State Set Aside Funds
From Colorado’s ESSER II allocation, CDE was allowed to reserve no more than $51,932,431 (10%) to address emergency needs as determined by the department to address issues related to COVID-19. Of the state reserve, CDE may use no more than $2,596,622 (half of 1%) for administrative purposes.
CDE has determined that a portion of ESSER II funding set aside for state-level activities will go to school districts, BOCES and Tribes that received little or no relief funding in the earlier distribution of 90% of ESSER II funding based in Title I allocations.
The $16.8 million distribution announced in March 2021 will provide support for Native American students and students with special needs, among others, and will be distributed in the following ways:
- $7,697,837 to help districts and BOCES support students with special needs.
- $7,010,343 for districts that did not receive or received a very small allocation from the 90% allocation of ESSER II funds for Title I schools; as well as support for Native American students
- $1,767,000 for operation support for BOCES and additional funding for BOCES with brick-and-mortar schools.
- $280,000 to support educational needs of the Colorado Tribes.
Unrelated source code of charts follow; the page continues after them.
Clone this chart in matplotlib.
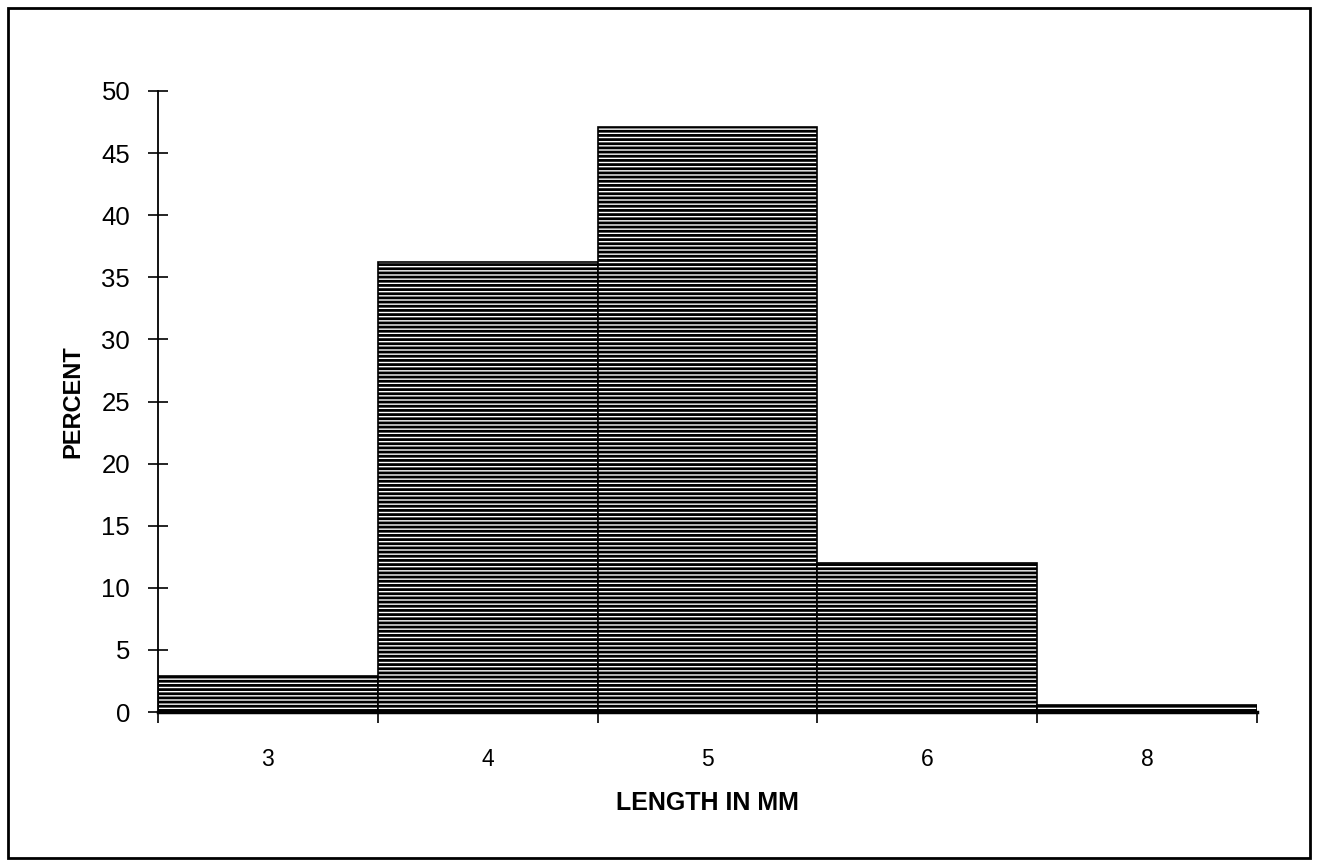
import matplotlib.pyplot as plt
from matplotlib.patches import Rectangle

# length classes (mm) and percent of specimens
lengths = ['3', '4', '5', '6', '8']
percent = [2.9, 36.2, 47.1, 12.0, 0.6]
yticks = [0, 5, 10, 15, 20, 25, 30, 35, 40, 45, 50]

plt.rcParams['font.family'] = ['Liberation Sans', 'DejaVu Sans']
plt.rcParams['hatch.linewidth'] = 2.0

fig = plt.figure(figsize=(13.23, 8.61), dpi=100)
ax = fig.add_axes([158/1323, 1 - 712/861, (1257-158)/1323, (712-91)/861])

pos = list(range(len(lengths)))
ax.bar(pos, percent, width=1.0, color='white', edgecolor='black',
       linewidth=1.2, hatch='----')

ax.set_xlim(-0.5, len(lengths) - 0.5)
ax.set_ylim(0, 50)
ax.set_yticks(yticks)
ax.set_yticklabels([str(v) for v in yticks], fontsize=18.5)

# category labels sit in the middle, ticks on bin edges
ax.set_xticks([p - 0.5 for p in pos] + [len(lengths) - 0.5])
ax.set_xticklabels([])
ax.set_xticks(pos, minor=True)
ax.set_xticklabels(lengths, minor=True, fontsize=16.5)
ax.tick_params(axis='x', which='minor', length=0, pad=26)
ax.tick_params(axis='x', which='major', direction='out', length=8, width=1.2)
ax.tick_params(axis='y', direction='inout', length=14, width=1.2, pad=13)

for s in ['top', 'right']:
    ax.spines[s].set_visible(False)
ax.spines['left'].set_linewidth(1.3)
ax.spines['bottom'].set_linewidth(2.5)

ax.set_ylabel('PERCENT', fontsize=17, fontweight='bold', labelpad=12)
ax.set_xlabel('LENGTH IN MM', fontsize=18, fontweight='bold', labelpad=14)

# outer frame around the whole chart
fig.patches.append(Rectangle((8/1323, 1 - 858/861), (1310-8)/1323, (858-8)/861,
                             transform=fig.transFigure, fill=False,
                             edgecolor='black', linewidth=2))

fig.savefig('out.png', dpi=100)
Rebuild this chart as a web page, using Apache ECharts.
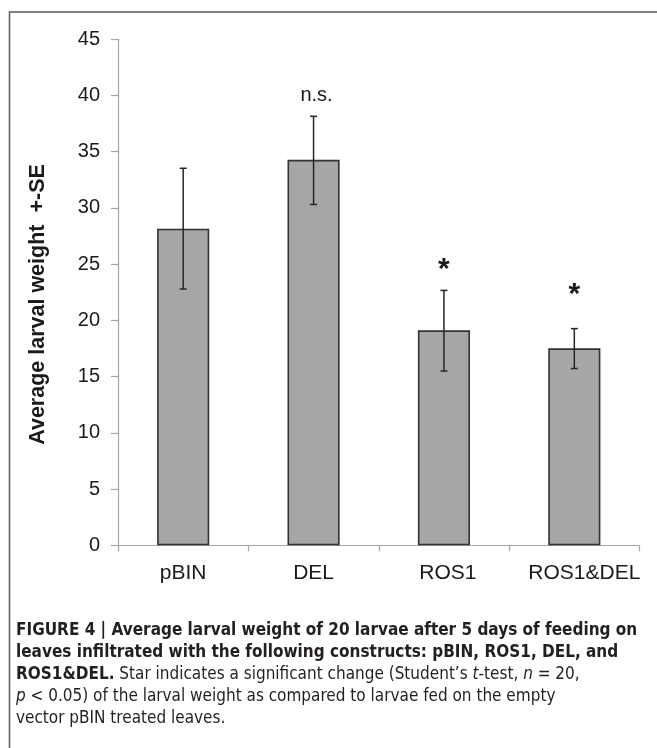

CDE has created a spreadsheet for the initial allocation each entity will receive in this distribution of supplemental ESSER funds.
CDE will reserve the remaining ESSER II state reserve funding to support educator recruitment and retention efforts and extended learning opportunities for students who have experienced the greatest impact on learning during the pandemic. The use of the remaining state set aside funds will be determined by the commissioner.
The law requires the U.S. Department of Education to award funds to states within 30 days of its enactment with the ability to use funds until Sept. 30, 2022. The Tydings amendment allows an additional 12 months to use funds extending the use until Sept. 30, 2023.
ESSER II Funds and Charter Schools
The CRSSA does not directly address allocation of district ESSER II funds to charter schools that are not standalone LEAs. The clear legislative intent, however, is to benefit all public schools and students regardless of school type. CDE asks that districts include their charter schools on equal footing with traditional schools, when determining the most important educational needs as a result of COVID-19, consistent with the intent of the CRSSA and the intent of Colorado law, see C.R.S. 22-30.5-112(3). LEAs must meaningfully engage all school leaders, including charter school leaders, in determining their plans for using ESSER II funds.
Equitable Services for Non-public Schools
Under the new act, there is no equitable services requirement for ESSER funds. However, under the CRSSA an additional $2.75 billion has been allocated for emergency assistance to nonpublic schools through the Governor’s Emergency Education Relief (GEER) II Fund for a new Emergency Assistance to Non-Public Schools (EANS) grant program. Colorado has been allocated $28,433,931 for the EANS grant program, and state education agencies (SEAs) have been designated to administer the program. Nonpublic schools can apply for these funds for “secular, neutral, and non ideological” services and assistance, including sanitization, personal protective equipment, COVID testing, educational technology, and connectivity. State education agencies must provide these services directly or under contract, and retain control of funds and title to equipment. SEAs are required to prioritize services or assistance to nonpublic schools that enroll low-income students and are most impacted by the qualifying emergency. Under this provision, SEA may only reserve the lesser of $200K or 0.5% for administration.
More information on the timing and process for applying for the EANs grant is forthcoming and can be found on the EANS grant page.